Most people in the system are broken from their youth and need an ISY empowerment training and healing retreat lifestyle. This is the truth. We all deserve the light. I went thru many more dark portals before and after this experience. I am the strongest womyn I know. I am learning to become soft again after years and years of building a wall of protection around myself and fighting to survive. I birthed two amazing children, one on my own in the privacy of my treehouse in the forest in a pool of water. I do believe all of my dark portals have created a light werker that is powerful and here to help lead the divine feminine to victory. I believe in myself because I had to.
Please consider beginning this journey toward the truth of your soul, before you attract the negative energy on the outside that is swirling in your head. Know that you are perfect AS YOU ARE, with all of your “flaws” and Great Mystery APPROVES OF YOU EVEN IF YOU DO NOTHING BUT BREATHE ALL DAY LONG. Start the journey towards love and acceptance of yourself. Let your past EMPOWER you to discern and create light rooted in the darkness of fertile soul. On March 23rd for this lunar eclipse full Moon in Virgo, the sign of healing and the Goddess, it is the perfect time to release any limiting beliefs about yourself, time to let go of any and all old ideas about who you are. To release old pain and transcend into truth consciousness. YOU ARE A DIVINE BEING capable of creating worlds. Value yourself and your outer world will slowly shift to represent these changes.

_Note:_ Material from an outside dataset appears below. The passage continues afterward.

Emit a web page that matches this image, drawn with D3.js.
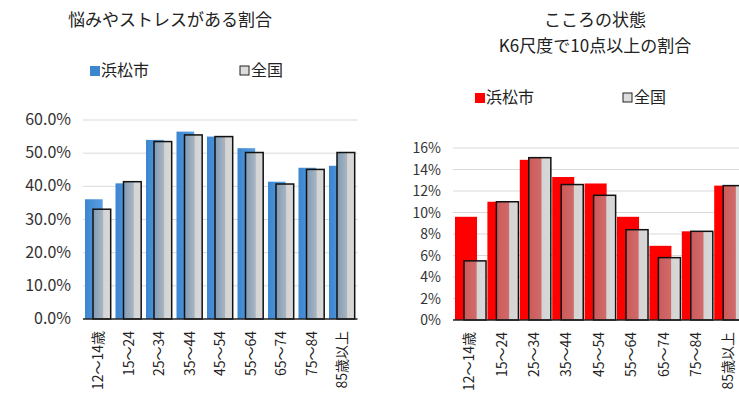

Continue to harness your creative power by THINKING LIGHT THOUGHTS & watch in amazement and the universe conspires to align your desires. Keep inhaling the divine love of all light, in through your nose and exhaling out what no longer serves. We make it true when we talk about it so clean up your story. If it’s not empowering you it’s time to let it go! We become what we look at and think. We are what we eat. Pay attention to what is ready to be released and what is being birthed by you. Your dark and your light are necessary components to your whole. You got this video game called life. Close your eyes to really see and navigate the inner space of your being with the brightest light available to us all, the infinite breath.